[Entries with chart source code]
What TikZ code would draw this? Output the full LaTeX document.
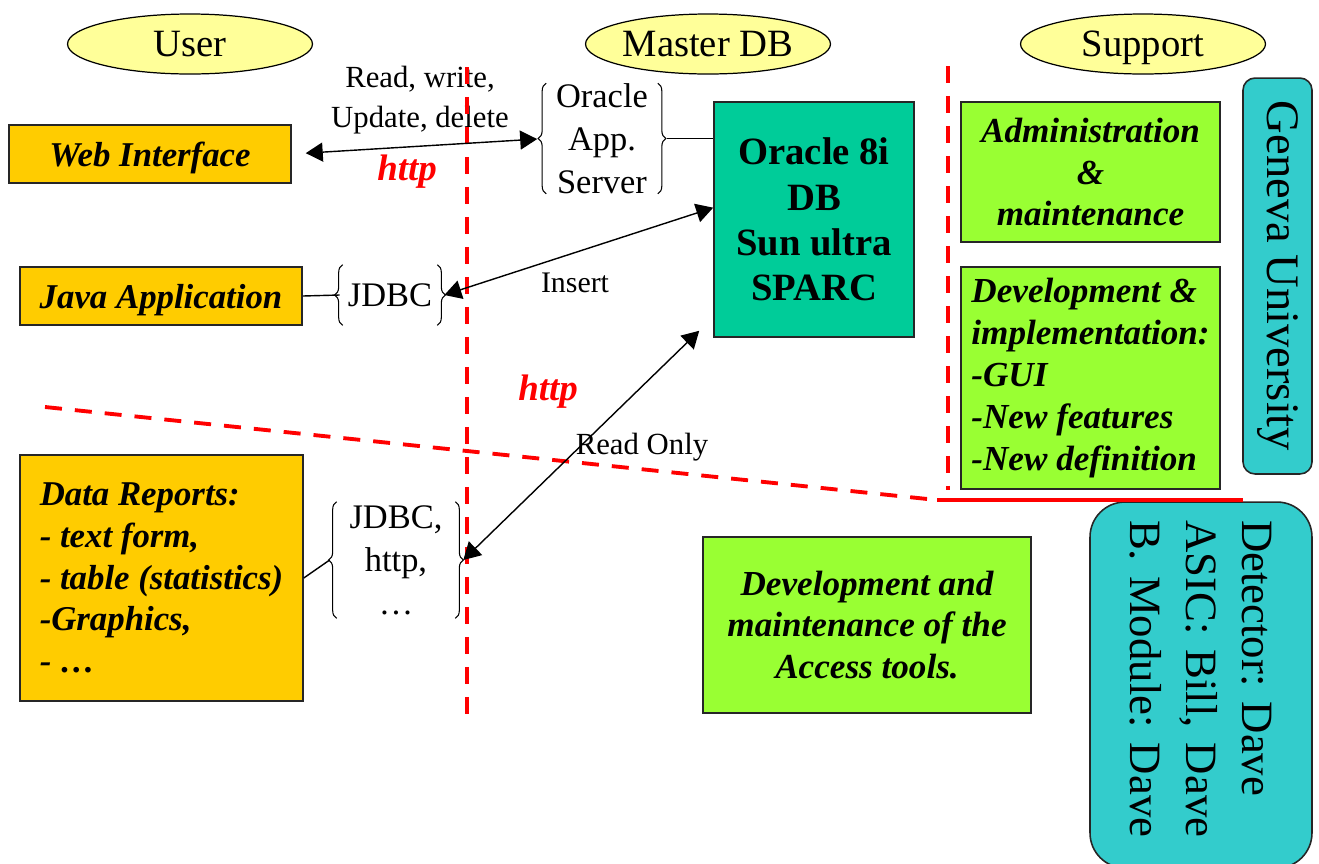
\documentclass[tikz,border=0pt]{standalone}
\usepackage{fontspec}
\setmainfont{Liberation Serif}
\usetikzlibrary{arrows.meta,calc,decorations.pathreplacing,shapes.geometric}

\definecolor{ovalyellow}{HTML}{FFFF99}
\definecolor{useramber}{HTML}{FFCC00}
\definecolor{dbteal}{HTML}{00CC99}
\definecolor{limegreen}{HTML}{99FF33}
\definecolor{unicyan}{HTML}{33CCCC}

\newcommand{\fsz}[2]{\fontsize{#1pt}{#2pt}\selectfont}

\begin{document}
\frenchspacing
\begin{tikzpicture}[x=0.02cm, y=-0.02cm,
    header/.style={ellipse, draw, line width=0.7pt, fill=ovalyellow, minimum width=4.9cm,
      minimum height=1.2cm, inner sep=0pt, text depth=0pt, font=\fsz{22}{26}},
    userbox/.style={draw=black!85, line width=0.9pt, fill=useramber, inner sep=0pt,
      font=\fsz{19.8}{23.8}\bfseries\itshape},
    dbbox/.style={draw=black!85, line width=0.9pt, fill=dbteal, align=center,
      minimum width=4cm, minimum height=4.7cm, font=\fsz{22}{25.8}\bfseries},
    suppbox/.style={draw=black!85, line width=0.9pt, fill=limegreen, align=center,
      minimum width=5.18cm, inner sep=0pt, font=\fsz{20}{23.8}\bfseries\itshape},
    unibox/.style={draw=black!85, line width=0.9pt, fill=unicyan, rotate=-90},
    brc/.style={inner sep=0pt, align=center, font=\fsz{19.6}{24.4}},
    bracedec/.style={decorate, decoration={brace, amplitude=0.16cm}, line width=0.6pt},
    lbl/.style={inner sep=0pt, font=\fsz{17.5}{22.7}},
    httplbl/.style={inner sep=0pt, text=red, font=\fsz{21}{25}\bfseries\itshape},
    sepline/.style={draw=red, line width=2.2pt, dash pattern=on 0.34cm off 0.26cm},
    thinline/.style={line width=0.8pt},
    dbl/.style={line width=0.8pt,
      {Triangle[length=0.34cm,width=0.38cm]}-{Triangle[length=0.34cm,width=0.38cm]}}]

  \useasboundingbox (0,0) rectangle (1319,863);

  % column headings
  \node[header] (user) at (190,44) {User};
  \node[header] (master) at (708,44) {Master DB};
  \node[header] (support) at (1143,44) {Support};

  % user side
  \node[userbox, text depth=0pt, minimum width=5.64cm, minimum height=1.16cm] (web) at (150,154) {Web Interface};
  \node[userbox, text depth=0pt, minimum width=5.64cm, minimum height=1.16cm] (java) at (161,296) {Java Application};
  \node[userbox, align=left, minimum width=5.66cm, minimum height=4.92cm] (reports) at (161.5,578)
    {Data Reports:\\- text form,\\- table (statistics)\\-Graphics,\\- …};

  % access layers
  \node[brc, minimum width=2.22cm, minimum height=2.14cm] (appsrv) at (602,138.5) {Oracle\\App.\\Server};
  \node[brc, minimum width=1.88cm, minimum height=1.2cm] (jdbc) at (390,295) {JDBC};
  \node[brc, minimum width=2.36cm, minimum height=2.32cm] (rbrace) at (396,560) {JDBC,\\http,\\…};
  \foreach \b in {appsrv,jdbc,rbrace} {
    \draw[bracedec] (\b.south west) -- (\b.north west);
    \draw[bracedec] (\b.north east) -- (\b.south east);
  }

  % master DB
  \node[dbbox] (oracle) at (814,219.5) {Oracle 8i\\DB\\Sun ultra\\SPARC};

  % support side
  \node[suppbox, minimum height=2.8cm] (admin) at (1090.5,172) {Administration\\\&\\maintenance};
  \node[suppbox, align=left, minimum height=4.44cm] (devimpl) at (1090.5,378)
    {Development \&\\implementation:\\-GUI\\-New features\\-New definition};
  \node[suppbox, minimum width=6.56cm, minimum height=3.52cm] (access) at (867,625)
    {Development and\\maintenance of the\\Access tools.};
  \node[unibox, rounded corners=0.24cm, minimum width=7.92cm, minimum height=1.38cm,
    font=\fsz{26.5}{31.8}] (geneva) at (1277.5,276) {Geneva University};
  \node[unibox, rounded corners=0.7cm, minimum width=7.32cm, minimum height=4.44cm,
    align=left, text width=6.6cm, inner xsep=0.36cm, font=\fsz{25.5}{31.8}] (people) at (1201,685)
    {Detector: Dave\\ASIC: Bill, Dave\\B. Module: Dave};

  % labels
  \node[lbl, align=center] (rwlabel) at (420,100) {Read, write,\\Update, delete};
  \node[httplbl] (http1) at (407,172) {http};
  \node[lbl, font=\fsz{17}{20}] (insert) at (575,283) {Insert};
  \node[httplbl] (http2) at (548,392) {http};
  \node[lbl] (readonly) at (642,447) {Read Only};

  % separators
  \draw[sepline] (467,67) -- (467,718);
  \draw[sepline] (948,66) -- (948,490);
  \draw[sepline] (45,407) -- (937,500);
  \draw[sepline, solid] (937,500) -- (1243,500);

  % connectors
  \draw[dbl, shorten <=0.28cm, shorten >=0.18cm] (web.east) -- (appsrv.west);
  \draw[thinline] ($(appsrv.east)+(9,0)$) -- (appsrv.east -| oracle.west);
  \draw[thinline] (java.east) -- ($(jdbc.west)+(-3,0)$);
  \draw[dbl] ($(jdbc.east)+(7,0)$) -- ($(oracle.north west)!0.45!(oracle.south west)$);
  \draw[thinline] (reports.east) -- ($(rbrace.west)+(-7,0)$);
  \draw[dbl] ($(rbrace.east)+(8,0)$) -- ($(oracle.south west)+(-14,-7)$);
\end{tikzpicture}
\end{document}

---

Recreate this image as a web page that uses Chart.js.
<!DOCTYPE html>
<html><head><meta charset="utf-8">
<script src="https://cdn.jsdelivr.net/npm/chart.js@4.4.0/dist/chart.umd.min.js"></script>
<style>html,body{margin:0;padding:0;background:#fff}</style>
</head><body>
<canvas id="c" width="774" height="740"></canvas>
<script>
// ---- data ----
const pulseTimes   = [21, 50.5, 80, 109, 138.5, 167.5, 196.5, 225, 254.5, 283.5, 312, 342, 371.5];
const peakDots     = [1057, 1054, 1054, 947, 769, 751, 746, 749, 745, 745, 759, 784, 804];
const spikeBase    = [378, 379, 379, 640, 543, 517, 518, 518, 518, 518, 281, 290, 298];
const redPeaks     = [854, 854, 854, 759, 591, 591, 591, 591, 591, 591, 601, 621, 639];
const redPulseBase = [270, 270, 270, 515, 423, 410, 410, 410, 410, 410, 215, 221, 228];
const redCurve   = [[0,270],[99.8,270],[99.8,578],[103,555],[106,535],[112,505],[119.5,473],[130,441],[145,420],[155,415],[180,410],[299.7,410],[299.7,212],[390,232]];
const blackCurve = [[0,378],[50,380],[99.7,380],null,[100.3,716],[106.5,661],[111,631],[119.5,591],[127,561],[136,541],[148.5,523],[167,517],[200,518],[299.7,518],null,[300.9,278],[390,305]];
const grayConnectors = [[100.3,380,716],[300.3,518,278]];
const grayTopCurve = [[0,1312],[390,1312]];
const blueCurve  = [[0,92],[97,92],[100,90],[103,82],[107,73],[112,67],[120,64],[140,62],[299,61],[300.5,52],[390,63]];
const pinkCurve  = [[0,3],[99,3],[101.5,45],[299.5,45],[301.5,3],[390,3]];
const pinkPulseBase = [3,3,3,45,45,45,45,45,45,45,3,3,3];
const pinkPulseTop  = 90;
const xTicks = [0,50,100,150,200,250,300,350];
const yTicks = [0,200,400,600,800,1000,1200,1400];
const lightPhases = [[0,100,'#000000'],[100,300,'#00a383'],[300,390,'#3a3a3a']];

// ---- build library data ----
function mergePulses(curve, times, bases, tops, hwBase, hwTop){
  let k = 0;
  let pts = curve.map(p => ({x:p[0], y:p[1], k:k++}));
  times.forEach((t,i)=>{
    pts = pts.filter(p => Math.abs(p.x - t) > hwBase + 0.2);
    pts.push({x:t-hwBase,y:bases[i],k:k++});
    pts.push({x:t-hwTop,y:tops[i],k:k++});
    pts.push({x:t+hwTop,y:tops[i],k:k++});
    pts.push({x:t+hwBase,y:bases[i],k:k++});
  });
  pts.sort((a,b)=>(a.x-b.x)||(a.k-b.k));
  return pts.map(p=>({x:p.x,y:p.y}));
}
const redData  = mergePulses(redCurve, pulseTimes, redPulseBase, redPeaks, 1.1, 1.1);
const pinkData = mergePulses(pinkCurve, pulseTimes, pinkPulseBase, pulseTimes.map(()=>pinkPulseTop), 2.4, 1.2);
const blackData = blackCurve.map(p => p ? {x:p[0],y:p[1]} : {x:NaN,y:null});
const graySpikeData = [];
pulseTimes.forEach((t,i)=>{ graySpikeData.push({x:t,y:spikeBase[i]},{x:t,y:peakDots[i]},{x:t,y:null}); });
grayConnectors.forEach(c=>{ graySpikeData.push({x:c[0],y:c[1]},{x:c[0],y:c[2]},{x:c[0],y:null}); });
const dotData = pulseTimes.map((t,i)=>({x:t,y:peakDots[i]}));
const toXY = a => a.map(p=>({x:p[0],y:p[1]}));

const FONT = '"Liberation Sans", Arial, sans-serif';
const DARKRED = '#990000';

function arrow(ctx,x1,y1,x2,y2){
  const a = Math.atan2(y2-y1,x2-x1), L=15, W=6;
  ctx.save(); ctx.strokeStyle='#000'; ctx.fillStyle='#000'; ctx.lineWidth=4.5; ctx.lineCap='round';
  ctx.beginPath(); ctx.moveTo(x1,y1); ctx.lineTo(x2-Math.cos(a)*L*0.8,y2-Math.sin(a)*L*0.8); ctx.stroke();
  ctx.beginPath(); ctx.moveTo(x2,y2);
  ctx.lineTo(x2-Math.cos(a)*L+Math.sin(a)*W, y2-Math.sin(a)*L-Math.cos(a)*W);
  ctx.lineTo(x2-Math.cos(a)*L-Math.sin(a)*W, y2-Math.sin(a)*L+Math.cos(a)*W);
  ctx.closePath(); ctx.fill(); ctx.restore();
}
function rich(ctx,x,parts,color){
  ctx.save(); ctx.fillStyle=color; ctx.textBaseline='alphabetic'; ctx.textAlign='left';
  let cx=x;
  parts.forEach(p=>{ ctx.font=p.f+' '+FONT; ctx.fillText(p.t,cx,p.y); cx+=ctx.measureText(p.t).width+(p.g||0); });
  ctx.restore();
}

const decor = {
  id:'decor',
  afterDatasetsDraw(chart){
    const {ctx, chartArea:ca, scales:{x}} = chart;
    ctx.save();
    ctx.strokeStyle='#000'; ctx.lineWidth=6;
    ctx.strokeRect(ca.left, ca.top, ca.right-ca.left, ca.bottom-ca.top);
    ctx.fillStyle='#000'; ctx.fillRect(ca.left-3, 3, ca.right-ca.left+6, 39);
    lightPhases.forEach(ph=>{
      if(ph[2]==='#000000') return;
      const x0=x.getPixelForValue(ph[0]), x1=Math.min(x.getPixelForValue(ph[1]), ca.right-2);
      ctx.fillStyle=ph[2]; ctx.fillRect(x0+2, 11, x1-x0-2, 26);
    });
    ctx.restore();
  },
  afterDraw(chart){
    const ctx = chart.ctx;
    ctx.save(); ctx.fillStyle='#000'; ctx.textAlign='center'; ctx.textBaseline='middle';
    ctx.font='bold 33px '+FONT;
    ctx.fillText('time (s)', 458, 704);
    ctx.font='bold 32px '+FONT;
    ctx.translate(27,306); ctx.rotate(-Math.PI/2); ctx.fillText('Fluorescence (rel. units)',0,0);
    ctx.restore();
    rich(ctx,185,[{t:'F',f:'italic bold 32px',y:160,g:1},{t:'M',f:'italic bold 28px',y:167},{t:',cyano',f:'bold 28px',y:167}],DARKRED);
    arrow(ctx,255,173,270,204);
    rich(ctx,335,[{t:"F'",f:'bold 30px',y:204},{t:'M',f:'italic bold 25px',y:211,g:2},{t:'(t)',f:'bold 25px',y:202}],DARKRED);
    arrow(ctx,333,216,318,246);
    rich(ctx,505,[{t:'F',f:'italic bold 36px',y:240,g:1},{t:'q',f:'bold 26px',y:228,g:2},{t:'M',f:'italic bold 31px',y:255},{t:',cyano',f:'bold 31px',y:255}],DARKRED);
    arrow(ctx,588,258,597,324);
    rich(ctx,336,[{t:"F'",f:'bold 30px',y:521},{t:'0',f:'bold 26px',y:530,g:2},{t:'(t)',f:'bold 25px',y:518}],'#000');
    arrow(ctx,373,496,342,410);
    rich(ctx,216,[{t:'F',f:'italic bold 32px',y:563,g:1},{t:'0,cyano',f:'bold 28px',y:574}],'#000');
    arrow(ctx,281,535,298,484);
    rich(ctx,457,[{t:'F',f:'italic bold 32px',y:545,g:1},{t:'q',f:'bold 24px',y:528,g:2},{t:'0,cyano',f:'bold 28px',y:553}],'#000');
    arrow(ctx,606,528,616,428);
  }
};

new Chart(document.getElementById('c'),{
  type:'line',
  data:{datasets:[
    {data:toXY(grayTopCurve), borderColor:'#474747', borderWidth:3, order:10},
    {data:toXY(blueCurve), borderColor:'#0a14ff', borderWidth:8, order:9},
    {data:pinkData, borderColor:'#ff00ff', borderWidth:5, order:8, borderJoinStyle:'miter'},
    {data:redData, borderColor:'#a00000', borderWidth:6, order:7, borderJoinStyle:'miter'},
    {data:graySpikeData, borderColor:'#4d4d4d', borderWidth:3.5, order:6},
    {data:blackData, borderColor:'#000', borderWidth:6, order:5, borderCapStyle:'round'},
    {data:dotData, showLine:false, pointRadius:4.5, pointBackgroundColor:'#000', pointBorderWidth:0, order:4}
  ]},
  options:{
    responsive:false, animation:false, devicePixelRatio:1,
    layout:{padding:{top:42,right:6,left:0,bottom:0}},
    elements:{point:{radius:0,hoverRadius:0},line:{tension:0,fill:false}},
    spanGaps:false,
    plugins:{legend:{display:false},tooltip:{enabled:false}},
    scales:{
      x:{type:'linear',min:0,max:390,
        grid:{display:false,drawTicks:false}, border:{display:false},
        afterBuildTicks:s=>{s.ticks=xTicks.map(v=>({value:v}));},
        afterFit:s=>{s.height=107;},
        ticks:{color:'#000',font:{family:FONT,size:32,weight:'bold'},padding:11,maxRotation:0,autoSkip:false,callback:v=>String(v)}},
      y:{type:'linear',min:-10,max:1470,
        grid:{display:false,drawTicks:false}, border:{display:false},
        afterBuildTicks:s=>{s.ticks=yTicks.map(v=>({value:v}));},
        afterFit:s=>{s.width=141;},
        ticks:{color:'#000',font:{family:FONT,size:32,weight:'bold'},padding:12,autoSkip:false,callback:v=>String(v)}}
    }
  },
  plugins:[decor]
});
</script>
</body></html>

==

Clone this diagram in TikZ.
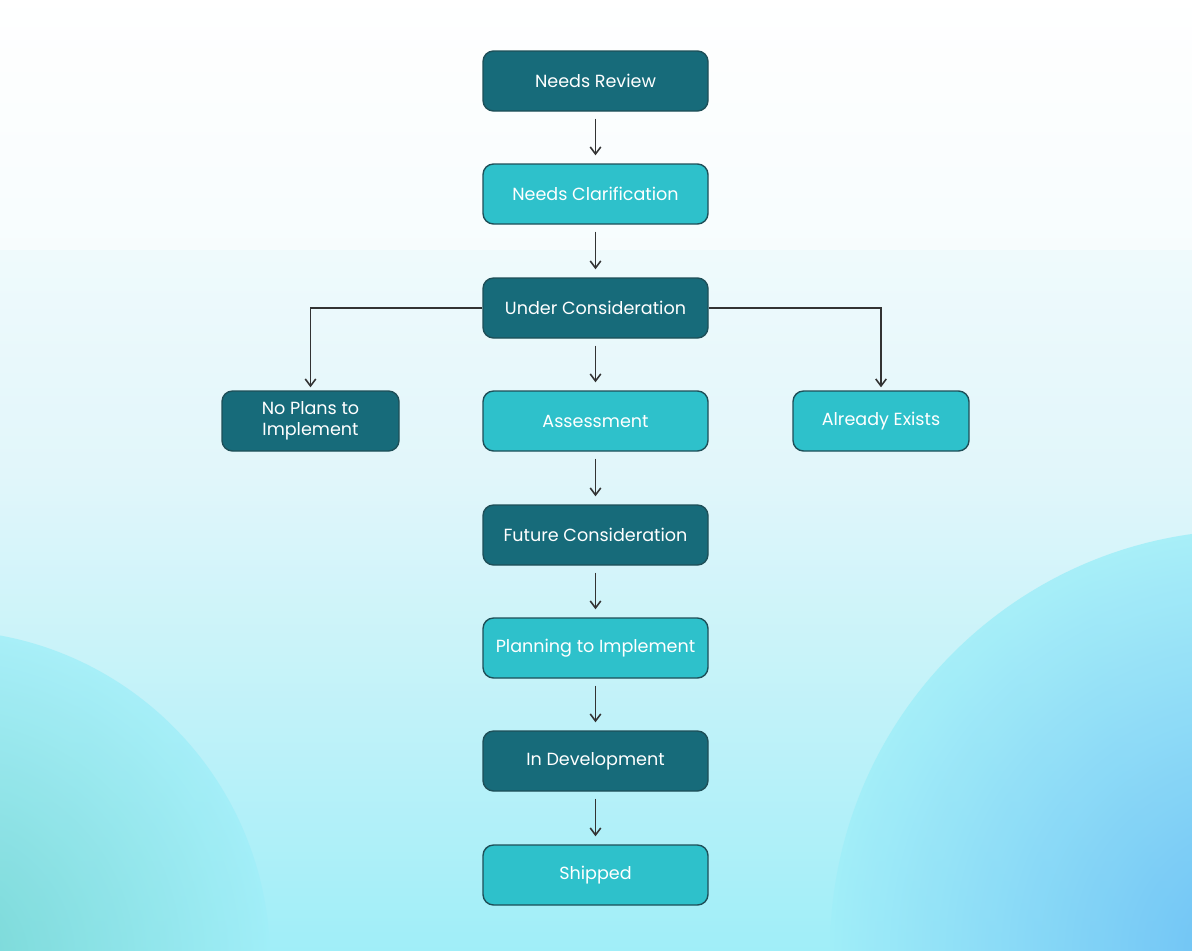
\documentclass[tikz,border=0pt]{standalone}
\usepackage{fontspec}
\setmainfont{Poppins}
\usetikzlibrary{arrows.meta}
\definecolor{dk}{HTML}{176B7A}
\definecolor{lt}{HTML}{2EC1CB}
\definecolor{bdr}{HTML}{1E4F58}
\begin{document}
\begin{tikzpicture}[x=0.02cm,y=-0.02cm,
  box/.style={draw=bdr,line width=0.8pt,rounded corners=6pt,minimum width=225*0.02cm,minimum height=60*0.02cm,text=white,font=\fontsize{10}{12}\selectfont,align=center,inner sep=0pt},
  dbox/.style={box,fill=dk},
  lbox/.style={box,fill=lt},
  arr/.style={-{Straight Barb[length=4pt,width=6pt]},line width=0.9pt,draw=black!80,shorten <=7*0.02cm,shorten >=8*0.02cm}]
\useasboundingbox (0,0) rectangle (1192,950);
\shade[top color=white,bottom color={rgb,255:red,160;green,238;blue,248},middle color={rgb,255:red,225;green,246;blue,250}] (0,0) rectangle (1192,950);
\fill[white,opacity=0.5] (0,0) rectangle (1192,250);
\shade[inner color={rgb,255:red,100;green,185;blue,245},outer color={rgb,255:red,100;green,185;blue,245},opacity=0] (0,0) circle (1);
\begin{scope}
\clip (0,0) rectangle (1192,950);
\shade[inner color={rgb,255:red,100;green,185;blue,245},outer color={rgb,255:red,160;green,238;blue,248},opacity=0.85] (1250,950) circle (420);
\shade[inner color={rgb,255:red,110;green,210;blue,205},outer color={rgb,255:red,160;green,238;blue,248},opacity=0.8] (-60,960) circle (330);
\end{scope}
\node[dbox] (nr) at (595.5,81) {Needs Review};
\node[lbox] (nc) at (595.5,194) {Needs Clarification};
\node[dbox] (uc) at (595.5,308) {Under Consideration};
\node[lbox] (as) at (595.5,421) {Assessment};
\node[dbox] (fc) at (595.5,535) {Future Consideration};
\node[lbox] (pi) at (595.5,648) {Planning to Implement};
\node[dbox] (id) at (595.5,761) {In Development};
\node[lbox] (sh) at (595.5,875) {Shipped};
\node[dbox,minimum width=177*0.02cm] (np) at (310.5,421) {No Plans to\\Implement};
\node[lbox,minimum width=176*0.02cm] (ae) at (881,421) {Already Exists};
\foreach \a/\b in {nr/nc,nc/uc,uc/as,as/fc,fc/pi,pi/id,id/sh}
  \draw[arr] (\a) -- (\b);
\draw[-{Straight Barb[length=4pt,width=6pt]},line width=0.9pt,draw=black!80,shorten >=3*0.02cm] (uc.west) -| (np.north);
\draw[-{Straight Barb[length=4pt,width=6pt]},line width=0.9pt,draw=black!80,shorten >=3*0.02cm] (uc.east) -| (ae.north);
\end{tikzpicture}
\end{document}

Work required » Among the entries above, locate the line with "What TikZ code" and the line with "(0,0) rectangle (1319,863);". Give those two lines and all lines between them again, exactly, leaving out the pictures.

Exercise result »
What TikZ code would draw this? Output the full LaTeX document.
\documentclass[tikz,border=0pt]{standalone}
\usepackage{fontspec}
\setmainfont{Liberation Serif}
\usetikzlibrary{arrows.meta,calc,decorations.pathreplacing,shapes.geometric}

\definecolor{ovalyellow}{HTML}{FFFF99}
\definecolor{useramber}{HTML}{FFCC00}
\definecolor{dbteal}{HTML}{00CC99}
\definecolor{limegreen}{HTML}{99FF33}
\definecolor{unicyan}{HTML}{33CCCC}

\newcommand{\fsz}[2]{\fontsize{#1pt}{#2pt}\selectfont}

\begin{document}
\frenchspacing
\begin{tikzpicture}[x=0.02cm, y=-0.02cm,
    header/.style={ellipse, draw, line width=0.7pt, fill=ovalyellow, minimum width=4.9cm,
      minimum height=1.2cm, inner sep=0pt, text depth=0pt, font=\fsz{22}{26}},
    userbox/.style={draw=black!85, line width=0.9pt, fill=useramber, inner sep=0pt,
      font=\fsz{19.8}{23.8}\bfseries\itshape},
    dbbox/.style={draw=black!85, line width=0.9pt, fill=dbteal, align=center,
      minimum width=4cm, minimum height=4.7cm, font=\fsz{22}{25.8}\bfseries},
    suppbox/.style={draw=black!85, line width=0.9pt, fill=limegreen, align=center,
      minimum width=5.18cm, inner sep=0pt, font=\fsz{20}{23.8}\bfseries\itshape},
    unibox/.style={draw=black!85, line width=0.9pt, fill=unicyan, rotate=-90},
    brc/.style={inner sep=0pt, align=center, font=\fsz{19.6}{24.4}},
    bracedec/.style={decorate, decoration={brace, amplitude=0.16cm}, line width=0.6pt},
    lbl/.style={inner sep=0pt, font=\fsz{17.5}{22.7}},
    httplbl/.style={inner sep=0pt, text=red, font=\fsz{21}{25}\bfseries\itshape},
    sepline/.style={draw=red, line width=2.2pt, dash pattern=on 0.34cm off 0.26cm},
    thinline/.style={line width=0.8pt},
    dbl/.style={line width=0.8pt,
      {Triangle[length=0.34cm,width=0.38cm]}-{Triangle[length=0.34cm,width=0.38cm]}}]

  \useasboundingbox (0,0) rectangle (1319,863);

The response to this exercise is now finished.